Time Will Run Back is a product of its time – a time when capitalism was kinder, and profit optimization had not yet overtaken things like family wages (to clarify, this is not the same thing as a living wage – living wages support solely the earner, family wages enables earners to support a family), rewarding employee loyalty, and strong unions enforcing 8-hour days for their members. (Obligatory all of these were really only in place for privileged white/male folk etc etc.)

But the capitalism of the 50s wasn’t lobotomized, it was just in its infancy. As it matured over the decades, it stripped away worker’s rights, environmental protections, and trade barriers, until we got to where we are now. And there’s nothing guaranteeing that the capitalism of Wonworld wouldn’t eventually do the same.

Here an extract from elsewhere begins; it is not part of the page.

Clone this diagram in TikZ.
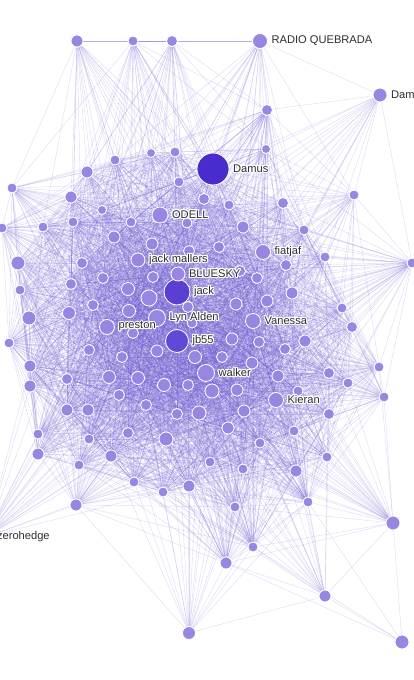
\documentclass[tikz,border=0pt]{standalone}
\usepackage{fontspec}
\setmainfont{Liberation Sans}
\usepackage[copies]{contour}
\contourlength{0.9pt}
\usepackage{tikz}
\usetikzlibrary{positioning}
\usetikzlibrary{backgrounds}
\definecolor{peer}{HTML}{9886E2}
\definecolor{hub}{HTML}{4A2BCB}
\definecolor{hubjack}{HTML}{5B3FD3}
\definecolor{hubjb}{HTML}{6248D6}
\definecolor{linkc}{HTML}{6F5CD6}
\definecolor{tagtext}{HTML}{2E2E2E}
\tikzstyle{peernode} = [circle, draw=white, line width=0.7pt, inner sep=0pt]
\tikzstyle{link} = [draw=linkc, line width=0.35pt, opacity=0.22]
\tikzstyle{tag} = [text=tagtext, inner sep=1.5pt, font=\fontsize{9.5}{10}\selectfont]

\begin{document}
\begin{tikzpicture}[x=0.03cm, y=-0.03cm]
                        \useasboundingbox (0,0) rectangle (413,680);

                        \foreach \x/\y/\r/\c [count=\i] in {213/169/16/hub, 177/292/13/hubjack, 177/341/11.5/hubjb,
                            260/41/7.5/peer, 380/95/7/peer, 160/215/8/peer, 263/252/7.5/peer, 138/260/7/peer,
                            178/274/7/peer, 157/318/8.5/peer, 253/321/7.5/peer, 107/327/7.5/peer, 206/373/8.5/peer,
                            276/400/7.5/peer, -14/537/7/peer,
                            77/41/6/peer, 133/41/5/peer, 172/41/5.5/peer, 267/110/5.5/peer, 266/149/4.5/peer,
                            175/152/5/peer, 151/153/4.5/peer, 115/160/5/peer, 87/172/6/peer, 12/188/5/peer,
                            179/182/5/peer, 71/197/6/peer, 204/199/5.5/peer, 229/205/5/peer, 283/203/5.5/peer,
                            354/195/5/peer, 102/210/4.5/peer, 73/222/5/peer, 131/222/5/peer, 187/223/5/peer,
                            243/227/6/peer, 304/230/5/peer, 43/227/5/peer, 2/228/5/peer, 114/237/6/peer,
                            152/244/6/peer, 189/251/5.5/peer, 219/247/5.5/peer, 325/257/5/peer, 286/265/5.5/peer,
                            412/263/5/peer, 18/263/7/peer, 82/263/5.5/peer, 153/277/5.5/peer, 103/278/5.5/peer,
                            240/271/5.5/peer, 257/278/5.5/peer, 71/284/5.5/peer, 20/290/5/peer, 128/289/6.5/peer,
                            149/298/8/peer, 292/293/6/peer, 93/305/5.5/peer, 188/307/5.5/peer, 236/304/6/peer,
                            267/301/6/peer, 342/308/5/peer, 129/311/6.5/peer, 29/318/7/peer, 69/313/6.5/peer,
                            352/327/5.5/peer, 133/333/5.5/peer, 192/323/5/peer, 9/343/5/peer, 232/339/6/peer,
                            259/342/5.5/peer, 305/341/6/peer, 285/349/5.5/peer, 89/350/5.5/peer, 157/351/6/peer,
                            122/357/5.5/peer, 195/357/6.5/peer, 222/357/5.5/peer, 379/367/5/peer, 30/366/6/peer,
                            252/363/6/peer, 329/373/5.5/peer, 67/379/5.5/peer, 109/377/6.5/peer, 138/378/6.5/peer,
                            164/385/6.5/peer, 188/385/5.5/peer, 278/376/6/peer, 30/386/6/peer, 348/383/5/peer,
                            237/390/6/peer, 212/391/7/peer, 298/391/5/peer, 384/397/5/peer, 119/395/5.5/peer,
                            67/410/6/peer, 88/410/6/peer, 146/405/5.5/peer, 177/414/5.5/peer, 199/413/7/peer,
                            244/411/6/peer, 329/414/5.5/peer, 38/434/5/peer, 89/439/5/peer, 128/433/5.5/peer,
                            166/439/7/peer, 228/428/6/peer, 294/431/5/peer, 260/443/5/peer, 38/454/6/peer,
                            79/465/5/peer, 111/456/6/peer, 210/462/5/peer, 243/469/5/peer, 296/471/6/peer,
                            327/457/5/peer, 134/482/5/peer, 163/492/5/peer, 189/486/6/peer, 235/507/5/peer,
                            308/502/5/peer, 76/505/6/peer, 393/523/7/peer, 253/547/5/peer, 226/563/6/peer,
                            325/596/6/peer, 189/633/6.5/peer, 402/642/7/peer} {
                            \node[peernode, fill=\c, minimum size=\r*0.06cm] (n\i) at (\x,\y) {};
                            \pgfmathparse{veclen((\x)-180,(\y)-315)}
                            \expandafter\xdef\csname nr\i\endcsname{\pgfmathresult}
                            \expandafter\xdef\csname nx\i\endcsname{\x}
                            \expandafter\xdef\csname ny\i\endcsname{\y}
                            \xdef\peers{\i}
                        }

                        \begin{pgfonlayer}{background}
                            \fill[white] (0,0) rectangle (413,680);
                            \foreach \i in {1,...,\peers} {
                                \edef\ax{\csname nx\i\endcsname}\edef\ay{\csname ny\i\endcsname}\edef\ar{\csname nr\i\endcsname}
                                \foreach \j in {\i,...,\peers} {
                                    \ifnum\j>\i
                                        \edef\bx{\csname nx\j\endcsname}\edef\by{\csname ny\j\endcsname}\edef\br{\csname nr\j\endcsname}
                                        \pgfmathparse{veclen((\ax)-(\bx),(\ay)-(\by))}
                                        \let\gap\pgfmathresult
                                        \pgfmathparse{or(\gap<195,and(\gap<250,and(max(\ar,\br)>220,min(\ar,\br)<120)))}
                                        \ifdim\pgfmathresult pt>0.5pt \draw[link] (n\i) -- (n\j); \fi
                                    \fi
                                }
                            }
                        \end{pgfonlayer}

                        \node[tag, right=0.5mm of n1] (damus) {\contour{white}{Damus}};
                        \node[tag, right=0.5mm of n2] (jack) {\contour{white}{jack}};
                        \node[tag, right=0.5mm of n3] (jb55) {\contour{white}{jb55}};
                        \node[tag, right=0.5mm of n4] (radio) {RADIO QUEBRADA};
                        \node[tag, right=0.5mm of n5] (dam) {Dam};
                        \node[tag, right=0.5mm of n6] (odell) {\contour{white}{ODELL}};
                        \node[tag, right=0.5mm of n7] (fiatjaf) {\contour{white}{fiatjaf}};
                        \node[tag, right=0.5mm of n8] (mallers) {\contour{white}{jack mallers}};
                        \node[tag, right=0.5mm of n9] (bluesky) {\contour{white}{BLUESKY}};
                        \node[tag, right=0.5mm of n10] (lyn) {\contour{white}{Lyn Alden}};
                        \node[tag, right=0.5mm of n11] (vanessa) {\contour{white}{Vanessa}};
                        \node[tag, right=0.5mm of n12] (preston) {\contour{white}{preston}};
                        \node[tag, right=0.5mm of n13] (walker) {\contour{white}{walker}};
                        \node[tag, right=0.5mm of n14] (kieran) {\contour{white}{Kieran}};
                        \node[tag, right=0.5mm of n15] (zerohedge) {zerohedge};
                    \end{tikzpicture}
\end{document}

Another thing of note is that the book only really deals with the “demand” side of the marketplace, and not the “supply”, and all the ugly things that happens on the supply side. Work hours were not extended and wages were not cut in Wonworld, and Wonworld’s poorer neighbours remain unplundered. Instead, Hazlitt assumes that the increased effectiveness in gauging demand and the increased efficiency of distribution just makes everything substantially better, full stop no further questions.

Still, I think this book is a great read, and asks a question that is sorely neglected on the modern political left: how exactly would central planning work efficiently without markets?

My joking answer has always been “benevolent AI overlord,” but Hazlitt has got me thinking that that might not actually be enough, or that there might be an even better, more efficient way that would not require every citizen to hand over oodles of personal information to the state (or the megacorp running it). And that’s a pretty important thing to think about, especially considering that I’m, uh, studying to be a central planner.

Final score: 9/10, the content is mostly just okay, but it’s content that you can engage with without getting your hackles up no matter what your ideological background is, and that’s worth quite a lot in my books. Also, it’s less hamfisted than 1984, which isn’t saying much in my opinion, but everyone seems to think that Orwell was a brilliant novelist, so.